Choć zdjęcia z aktorami zakończyły się w 2020 r., na premierę filmu trzeba poczekać do jesieni. Dlaczego tak długo? Bardzo pracochłonna jest zastosowana w filmie technika malarska. Twórcy wykorzystali technikę animacji obrazów olejnych, a przy pomocy sztucznej inteligencji tworzyli ruchy postaci. „Mój Vincent” zdobył światowy sukces i liczne nagrody, w tym Złoty Glob dla Najlepszego Filmu Animowanego, był też nominowany do Oscara. Czy „Chłopi” tej samej pary reżyserskiej powtórzą sukces poprzednika?

„SAMI SWOI. POCZĄTEK”

Tytuł jest oczywiście nawiązaniem do słynnej trylogii Sylwestra Chęcińskiego o zwaśnionych rodzinach Pawlaków i Karguli. Filmy „Sami swoi”, „Nie ma mocnych” oraz „Kochaj albo rzuć” oglądał na pewno każdy Polak. I każdy pamięta kultowe już dziś zdania: „Kargul, podejdź no do płota, jak i ja podchodzę”, „Wszystko, co po tamtej stronie płota, to twój wróg” czy „Sąd sądem, a sprawiedliwość musi być po naszej stronie”. Komedie stały się kultowe w historii polskiego kina. „Sami swoi. Początek” to prequel, czyli opowieść wcześniejsza niż zdarzenia pokazane w pierwowzorze. Pawlak i Kargul zostaną pokazani jako dzieci i młodzi ludzie, a my poznamy przyczyny ich sporu. Akcja przenosi się do mitycznych Krużewnik – wioski na Polesiu, skąd wywodzą się obaj główni bohaterowie i ich rodziny.

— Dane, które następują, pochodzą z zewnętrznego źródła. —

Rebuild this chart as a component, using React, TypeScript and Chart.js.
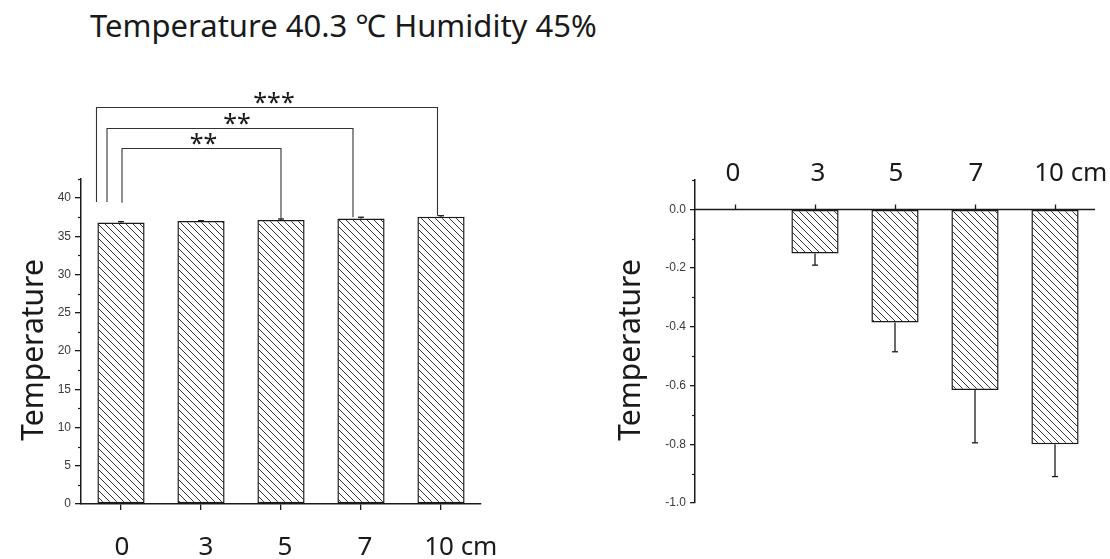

Scenariusz powstał na podstawie książki Andrzeja Mularczyka „Każdy żyje jak umie”. Mularczyk napisał też scenariusze do wcześniejszych filmów o Pawlaku i Kargulu. Opierał się na losach własnej rodziny i prawdziwych wspomnieniach swoich przodków wędrujących z Kresów na tzw. Ziemie Odzyskane. W nowym filmie pojawi się Anna Dymna, która w filmach „Nie ma mocnych” oraz „Kochaj albo rzuć” grała wnuczkę Pawlaka i Kargula. Teraz wcieli się w… prawujenkę swojej bohaterki. Natomiast główne role Pawlaka i Kargula zagrają Adam Bobik i Karol Dziuba. Ponadto w filmie zobaczymy takich aktorów jak Zbigniew Zamachowski, Mirosław Baka, Wojciech Malajkat, Adam Ferency i Paulina Gałązka. Reżyserem filmu jest Artur Żmijewski. Pojawiły się pierwsze zdjęcia z planu filmowego, który w dużej części znajduje się w Parku Etnograficznym w podkieleckiej Tokarni. Twórcy filmu podkreślają, że nie tworzą go na nowo, gdyż trylogia jest znakomita – dopisują jedynie wcześniejszą historię bohaterów. Premierę filmu „Sami swoi. Początek” przewiduje się na 10 listopada tego roku.

Część widzów obejrzy tegoroczne remaki. Jedni pozostaną wierni dawnej wersji, inni polubią nową. Ale na pewno będzie to czas porównywania, ganienia i chwalenia.